[Start]

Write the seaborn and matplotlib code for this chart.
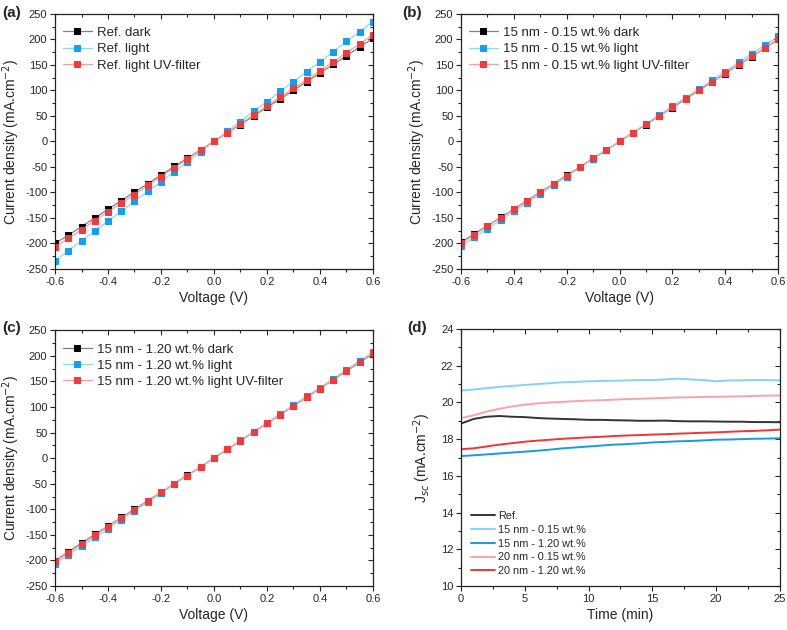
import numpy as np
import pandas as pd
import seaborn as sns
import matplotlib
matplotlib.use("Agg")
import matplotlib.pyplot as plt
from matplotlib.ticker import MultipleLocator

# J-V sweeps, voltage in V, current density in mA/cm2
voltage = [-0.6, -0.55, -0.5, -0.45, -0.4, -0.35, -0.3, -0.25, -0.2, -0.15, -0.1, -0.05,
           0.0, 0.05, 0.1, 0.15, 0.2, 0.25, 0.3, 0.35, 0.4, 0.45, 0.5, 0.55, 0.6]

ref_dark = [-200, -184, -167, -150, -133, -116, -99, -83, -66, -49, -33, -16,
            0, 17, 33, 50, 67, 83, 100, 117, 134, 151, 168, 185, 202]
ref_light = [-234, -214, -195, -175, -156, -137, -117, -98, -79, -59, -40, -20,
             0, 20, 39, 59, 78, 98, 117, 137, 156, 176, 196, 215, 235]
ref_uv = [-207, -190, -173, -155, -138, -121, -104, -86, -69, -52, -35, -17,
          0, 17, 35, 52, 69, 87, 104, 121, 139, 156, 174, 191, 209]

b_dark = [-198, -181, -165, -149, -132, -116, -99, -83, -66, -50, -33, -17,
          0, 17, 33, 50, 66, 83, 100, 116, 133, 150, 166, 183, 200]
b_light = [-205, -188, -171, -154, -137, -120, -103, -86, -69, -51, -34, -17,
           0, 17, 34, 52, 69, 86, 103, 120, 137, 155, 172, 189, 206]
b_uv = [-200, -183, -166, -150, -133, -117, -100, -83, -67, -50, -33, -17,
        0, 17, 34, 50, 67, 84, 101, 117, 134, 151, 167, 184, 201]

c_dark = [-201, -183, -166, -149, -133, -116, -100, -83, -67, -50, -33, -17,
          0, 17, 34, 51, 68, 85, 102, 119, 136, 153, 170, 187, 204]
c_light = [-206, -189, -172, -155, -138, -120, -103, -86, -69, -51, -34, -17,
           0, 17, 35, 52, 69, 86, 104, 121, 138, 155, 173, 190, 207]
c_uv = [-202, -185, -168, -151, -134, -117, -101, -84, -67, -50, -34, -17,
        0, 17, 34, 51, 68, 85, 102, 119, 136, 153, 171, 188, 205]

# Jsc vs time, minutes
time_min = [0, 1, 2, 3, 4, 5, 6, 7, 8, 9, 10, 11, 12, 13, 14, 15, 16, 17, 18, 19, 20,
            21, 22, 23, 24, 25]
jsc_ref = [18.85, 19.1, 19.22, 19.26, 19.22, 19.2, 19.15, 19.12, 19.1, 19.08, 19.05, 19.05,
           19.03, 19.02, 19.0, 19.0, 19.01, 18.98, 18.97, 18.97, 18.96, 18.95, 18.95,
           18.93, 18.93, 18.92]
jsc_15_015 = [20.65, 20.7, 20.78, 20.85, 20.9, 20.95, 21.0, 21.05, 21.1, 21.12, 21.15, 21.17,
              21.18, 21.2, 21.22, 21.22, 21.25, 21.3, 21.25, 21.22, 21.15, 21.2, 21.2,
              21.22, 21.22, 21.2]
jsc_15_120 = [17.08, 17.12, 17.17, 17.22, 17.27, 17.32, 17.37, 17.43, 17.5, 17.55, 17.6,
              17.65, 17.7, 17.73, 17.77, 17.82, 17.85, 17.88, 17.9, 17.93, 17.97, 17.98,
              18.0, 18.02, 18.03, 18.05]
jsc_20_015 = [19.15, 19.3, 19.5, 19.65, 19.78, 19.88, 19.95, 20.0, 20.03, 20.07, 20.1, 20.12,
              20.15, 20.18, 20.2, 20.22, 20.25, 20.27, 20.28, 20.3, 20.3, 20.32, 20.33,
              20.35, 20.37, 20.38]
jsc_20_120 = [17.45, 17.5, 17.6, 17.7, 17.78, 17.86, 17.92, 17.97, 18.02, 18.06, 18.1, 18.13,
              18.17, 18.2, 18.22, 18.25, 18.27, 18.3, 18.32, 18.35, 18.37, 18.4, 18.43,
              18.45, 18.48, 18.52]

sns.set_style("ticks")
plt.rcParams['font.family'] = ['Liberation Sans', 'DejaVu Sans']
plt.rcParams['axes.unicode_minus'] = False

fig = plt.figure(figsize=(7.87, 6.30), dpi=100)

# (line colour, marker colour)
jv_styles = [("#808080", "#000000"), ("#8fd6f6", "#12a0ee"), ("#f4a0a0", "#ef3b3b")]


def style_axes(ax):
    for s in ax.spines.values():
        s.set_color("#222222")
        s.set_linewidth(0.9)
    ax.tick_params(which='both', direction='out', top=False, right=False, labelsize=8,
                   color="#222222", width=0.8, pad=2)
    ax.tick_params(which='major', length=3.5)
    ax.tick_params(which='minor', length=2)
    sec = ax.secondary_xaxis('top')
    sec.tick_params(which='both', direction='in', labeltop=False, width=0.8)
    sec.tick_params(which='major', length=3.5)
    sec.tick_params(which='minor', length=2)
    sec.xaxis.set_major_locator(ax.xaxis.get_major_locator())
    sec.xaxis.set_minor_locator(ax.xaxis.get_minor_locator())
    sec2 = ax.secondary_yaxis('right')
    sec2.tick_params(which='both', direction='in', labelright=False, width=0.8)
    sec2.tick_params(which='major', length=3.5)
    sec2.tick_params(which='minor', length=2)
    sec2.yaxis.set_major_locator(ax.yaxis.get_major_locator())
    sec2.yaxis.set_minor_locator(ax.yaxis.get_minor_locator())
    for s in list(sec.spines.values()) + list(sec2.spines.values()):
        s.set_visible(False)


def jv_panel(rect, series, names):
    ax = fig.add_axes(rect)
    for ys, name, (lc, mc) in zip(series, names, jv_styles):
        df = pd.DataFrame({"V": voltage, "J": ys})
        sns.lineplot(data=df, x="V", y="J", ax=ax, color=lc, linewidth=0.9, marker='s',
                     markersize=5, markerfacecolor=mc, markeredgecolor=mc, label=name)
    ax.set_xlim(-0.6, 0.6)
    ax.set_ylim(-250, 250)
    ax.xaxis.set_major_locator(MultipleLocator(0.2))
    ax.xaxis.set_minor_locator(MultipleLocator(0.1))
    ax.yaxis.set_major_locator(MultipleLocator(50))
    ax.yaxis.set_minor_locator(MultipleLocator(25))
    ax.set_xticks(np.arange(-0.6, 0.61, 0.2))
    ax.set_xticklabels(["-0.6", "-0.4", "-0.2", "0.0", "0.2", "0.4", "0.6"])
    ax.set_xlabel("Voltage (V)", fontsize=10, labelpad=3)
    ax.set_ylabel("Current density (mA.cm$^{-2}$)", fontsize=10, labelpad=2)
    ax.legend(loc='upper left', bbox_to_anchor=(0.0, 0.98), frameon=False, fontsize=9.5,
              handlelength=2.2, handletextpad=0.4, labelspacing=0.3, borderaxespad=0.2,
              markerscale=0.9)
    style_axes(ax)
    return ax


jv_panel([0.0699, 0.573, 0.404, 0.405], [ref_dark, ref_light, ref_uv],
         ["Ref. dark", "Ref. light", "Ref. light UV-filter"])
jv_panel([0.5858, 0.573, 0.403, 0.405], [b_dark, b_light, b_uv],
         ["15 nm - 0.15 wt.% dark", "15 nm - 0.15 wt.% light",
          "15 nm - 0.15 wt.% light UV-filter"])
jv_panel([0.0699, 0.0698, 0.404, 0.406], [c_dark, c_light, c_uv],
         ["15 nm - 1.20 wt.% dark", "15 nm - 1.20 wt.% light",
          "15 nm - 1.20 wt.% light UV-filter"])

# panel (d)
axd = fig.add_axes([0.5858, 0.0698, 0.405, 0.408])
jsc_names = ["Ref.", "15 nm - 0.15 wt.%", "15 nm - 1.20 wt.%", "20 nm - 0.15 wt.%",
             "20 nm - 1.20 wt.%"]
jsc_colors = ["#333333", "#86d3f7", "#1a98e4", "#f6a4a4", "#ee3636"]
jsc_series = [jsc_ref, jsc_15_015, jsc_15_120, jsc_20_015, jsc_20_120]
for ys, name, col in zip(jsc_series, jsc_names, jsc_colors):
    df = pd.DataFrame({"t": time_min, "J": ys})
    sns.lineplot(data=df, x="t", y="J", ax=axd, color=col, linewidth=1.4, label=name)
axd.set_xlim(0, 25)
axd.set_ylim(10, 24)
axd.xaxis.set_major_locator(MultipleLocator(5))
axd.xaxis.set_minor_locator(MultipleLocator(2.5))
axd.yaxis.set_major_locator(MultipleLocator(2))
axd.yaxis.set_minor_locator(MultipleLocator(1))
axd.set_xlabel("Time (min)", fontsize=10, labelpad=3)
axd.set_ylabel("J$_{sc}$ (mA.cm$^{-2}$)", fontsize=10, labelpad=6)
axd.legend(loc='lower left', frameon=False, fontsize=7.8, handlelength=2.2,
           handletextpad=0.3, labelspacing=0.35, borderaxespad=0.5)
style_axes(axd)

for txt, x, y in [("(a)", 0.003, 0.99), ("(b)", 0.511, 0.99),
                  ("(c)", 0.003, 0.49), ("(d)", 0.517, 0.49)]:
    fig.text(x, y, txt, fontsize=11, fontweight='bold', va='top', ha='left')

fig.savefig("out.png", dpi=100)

[End]

### TASK INSTRUCTIONS
Reproduce the data above word for word from its first line through the line that holds "174, 191, 209]", both ends included; skip pictures.

### REPLY
Write the seaborn and matplotlib code for this chart.
import numpy as np
import pandas as pd
import seaborn as sns
import matplotlib
matplotlib.use("Agg")
import matplotlib.pyplot as plt
from matplotlib.ticker import MultipleLocator

# J-V sweeps, voltage in V, current density in mA/cm2
voltage = [-0.6, -0.55, -0.5, -0.45, -0.4, -0.35, -0.3, -0.25, -0.2, -0.15, -0.1, -0.05,
           0.0, 0.05, 0.1, 0.15, 0.2, 0.25, 0.3, 0.35, 0.4, 0.45, 0.5, 0.55, 0.6]

ref_dark = [-200, -184, -167, -150, -133, -116, -99, -83, -66, -49, -33, -16,
            0, 17, 33, 50, 67, 83, 100, 117, 134, 151, 168, 185, 202]
ref_light = [-234, -214, -195, -175, -156, -137, -117, -98, -79, -59, -40, -20,
             0, 20, 39, 59, 78, 98, 117, 137, 156, 176, 196, 215, 235]
ref_uv = [-207, -190, -173, -155, -138, -121, -104, -86, -69, -52, -35, -17,
          0, 17, 35, 52, 69, 87, 104, 121, 139, 156, 174, 191, 209]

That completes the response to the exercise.